As his HiLux ute bumped over hilly farmland outside Armidale, David Lamb kept a hand on the wheel and grabbed an iPad in the other to locate his herd of 50 ''smart'' cows.

Each cow is fitted with a tag in its ear that transmits its location to a digital map of the property.

Pausing briefly to look at the screen, Lamb could see where each cow - represented by a number and an icon - was located on the 2800 hectare farm.

This internet of cows has captured the imagination of farmers and others, said Professor Lamb, professor of physics and precision agriculture at the University of New England, which runs the Kirby SMART [sustainable, manageable and accessible rural technologies] Farm.

''Everyone says, 'Show us your cows, show us your cows','' he said. ''People see the eartags, they get it, and it captures the imagination.''

These tags make it easier to find stock, but they also indicate ''are the cows dead, being thieved or are they calving?''

Also being developed is the capacity to fingerprint a herd's movements, which could alert the farmer to feed levels or pasture preferences.

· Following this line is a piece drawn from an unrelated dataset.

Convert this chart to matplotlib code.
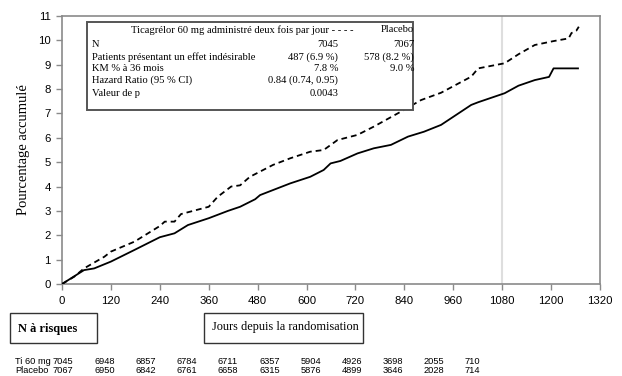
import matplotlib
matplotlib.use("Agg")
import matplotlib.pyplot as plt
from matplotlib.patches import Rectangle

# ---- data ----
days_dashed = [0, 30, 54, 104, 120, 178, 240, 252, 276, 292, 360, 382, 415, 437, 461,
               518, 560, 609, 642, 676, 725, 765, 831, 881, 930, 1004, 1021, 1086,
               1120, 1160, 1206, 1243, 1250, 1262, 1268]
pct_dashed = [0, 0.30, 0.64, 1.12, 1.33, 1.74, 2.38, 2.56, 2.56, 2.87, 3.17, 3.58, 4.00,
              4.05, 4.40, 4.89, 5.16, 5.43, 5.50, 5.91, 6.12, 6.46, 7.07, 7.55, 7.85,
              8.51, 8.85, 9.06, 9.43, 9.81, 9.97, 10.08, 10.30, 10.40, 10.56]

days_solid = [0, 54, 79, 120, 178, 240, 276, 309, 360, 407, 437, 474, 486, 560, 609,
              642, 659, 683, 725, 765, 807, 849, 888, 930, 1004, 1021, 1086, 1120,
              1160, 1195, 1206, 1266]
pct_solid = [0, 0.57, 0.64, 0.92, 1.40, 1.92, 2.08, 2.42, 2.70, 3.00, 3.17, 3.48, 3.65,
             4.13, 4.40, 4.68, 4.95, 5.05, 5.36, 5.57, 5.71, 6.05, 6.25, 6.53, 7.35,
             7.46, 7.83, 8.14, 8.37, 8.50, 8.85, 8.85]

x_ticks = [0, 120, 240, 360, 480, 600, 720, 840, 960, 1080, 1200, 1320]
y_ticks = list(range(0, 12))

risk_ti = [7045, 6948, 6857, 6784, 6711, 6357, 5904, 4926, 3698, 2055, 710]
risk_pl = [7067, 6950, 6842, 6761, 6658, 6315, 5876, 4899, 3646, 2028, 714]

legend_rows = ["N", "Patients présentant un effet indésirable", "KM % à 36 mois",
               "Hazard Ratio (95 % CI)", "Valeur de p"]
legend_ti = ["7045", "487 (6.9 %)", "7.8 %", "0.84 (0.74, 0.95)", "0.0043"]
legend_pl = ["7067", "578 (8.2 %)", "9.0 %", "", ""]

# ---- figure ----
W, H = 622, 376
fig = plt.figure(figsize=(W / 100, H / 100), dpi=100)
fig.patch.set_facecolor("white")

def fx(px):
    return px / W

def fy(py):
    return 1 - py / H

L, R, T, B = 62, 600, 16, 284
ax = fig.add_axes([fx(L), fy(B), fx(R - L), (B - T) / H])

sans = ["Liberation Sans", "DejaVu Sans"]
serif = ["Liberation Serif", "DejaVu Serif"]
gray = "#8a8a8a"

ax.axvline(1080, color="#dedede", lw=1.5, zorder=1)
ax.plot(days_dashed, pct_dashed, color="black", lw=1.3, ls=(0, (3.2, 2.2)), zorder=3)
ax.plot(days_solid, pct_solid, color="black", lw=1.3, zorder=3)

ax.set_xlim(0, 1320)
ax.set_ylim(0, 11)
ax.set_xticks(x_ticks)
ax.set_yticks(y_ticks)
for s in ax.spines.values():
    s.set_color(gray)
    s.set_linewidth(1.2)
ax.tick_params(axis="both", colors=gray, length=4, width=1.0, labelcolor="black",
               labelsize=8.2)
for lab in ax.get_xticklabels() + ax.get_yticklabels():
    lab.set_fontfamily(sans)
ax.tick_params(axis="x", pad=5)
ax.tick_params(axis="y", pad=4)

ax.set_ylabel("Pourcentage accumulé", fontfamily=serif, fontsize=10.5, labelpad=6)

# ---- legend box ----
bx0, by0, bx1, by1 = 87, 22, 413, 110
fig.patches.append(Rectangle((fx(bx0), fy(by1)), fx(bx1 - bx0), (by1 - by0) / H,
                             transform=fig.transFigure, facecolor="white",
                             edgecolor="#555555", lw=1.4, zorder=5))
tfs = 7.6
fig.text(fx(242), fy(30), "Ticagrélor 60 mg administré deux fois par jour - - - -",
         ha="center", va="center", fontfamily=serif, fontsize=tfs, zorder=6)
fig.text(fx(414), fy(30), "Placebo", ha="right", va="center", fontfamily=serif,
         fontsize=tfs, zorder=6)
row_y = [44.5, 57, 68.5, 80, 93]
for i, yy in enumerate(row_y):
    fig.text(fx(92), fy(yy), legend_rows[i], ha="left", va="center",
             fontfamily=serif, fontsize=tfs, zorder=6)
    fig.text(fx(338), fy(yy), legend_ti[i], ha="right", va="center",
             fontfamily=serif, fontsize=tfs, zorder=6)
    if legend_pl[i]:
        fig.text(fx(414), fy(yy), legend_pl[i], ha="right", va="center",
                 fontfamily=serif, fontsize=tfs, zorder=6)

# ---- bottom boxes ----
fig.patches.append(Rectangle((fx(10), fy(343)), fx(87), 30 / H,
                             transform=fig.transFigure, facecolor="white",
                             edgecolor="#333333", lw=1.0))
fig.text(fx(18), fy(329), "N à risques", ha="left", va="center", fontfamily=serif,
         fontsize=8.9, fontweight="bold")
fig.patches.append(Rectangle((fx(204), fy(343)), fx(159), 30 / H,
                             transform=fig.transFigure, facecolor="white",
                             edgecolor="#333333", lw=1.0))
fig.text(fx(285), fy(327), "Jours depuis la randomisation", ha="center",
         va="center", fontfamily=serif, fontsize=8.8)

# ---- numbers at risk ----
rfs = 6.7
fig.text(fx(15), fy(361), "Ti 60 mg", ha="left", va="center", fontfamily=sans,
         fontsize=rfs)
fig.text(fx(15), fy(370.5), "Placebo", ha="left", va="center", fontfamily=sans,
         fontsize=rfs)
for i, (a, b) in enumerate(zip(risk_ti, risk_pl)):
    x = 53 + 41.2 * i
    fig.text(fx(x), fy(361), str(a), ha="left", va="center", fontfamily=sans,
             fontsize=rfs)
    fig.text(fx(x), fy(370.5), str(b), ha="left", va="center", fontfamily=sans,
             fontsize=rfs)

fig.savefig("out.png", dpi=100, facecolor="white")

A bit later, Professor Lamb pointed to some of the 100 soil sensors that every five minutes transmit information about moisture, air and ground temperature to his iPad and to the farmhouse computer.

With programs such as Pastures in Space, which transmits satellite images showing the biomass of a field, farmers are cutting costs, improving yields and maximising each paddock.

Next week the university's smart farm, one of the first connected to the national broadband network, will be on show at the first Digital Rural Futures Conference.

Farmers and service providers have booked out the June 26-28 conference to hear case studies such as:

A Tasmanian vineyard attached sensors to vines to detect botrytis bacteria, the mould that makes delicious dessert wines but can ruin other grapes.

A wheat grower in Gilgandra cut his fertiliser bill by a third when he used a plant canopy sensor to apply fertiliser when and where it would make the most difference.

A cotton farmer doubled his yield per litre of water by using probes to apply water only where needed.

In a white paper to be released at the conference, CSIRO says broadband and sensor networks viable because of the NBN will ''transform'' farming and farmers' relationships with retailers, service providers and food processors.

The NBN will create broadband hotspots on all farms, sensor technology would create an internet of property information (and cows), and faster video conferencing would make it easier for service providers such as vets to provide remote services at affordable rates.

Many farmers have been slow to adopt technologies and connect.

But Colin Griffith, the director of CSIRO's Australian Centre for Broadband Innovation, forecasts the NBN will mean the widespread adoption of these tools within two to three years.

For farmer Lindsay Doyle, the reliability of a new fixed-wire and broadband network connected last September ''saved his business'' and allowed him to stay on the family farm 32 kilometres outside Tamworth. Before the NBN the connection was ''hopeless'', making him consider moving his quantity surveying business into town.

''I think there are many opportunities for family members to run businesses out of their homes so they don't have to move off the farm,'' said Mr Doyle.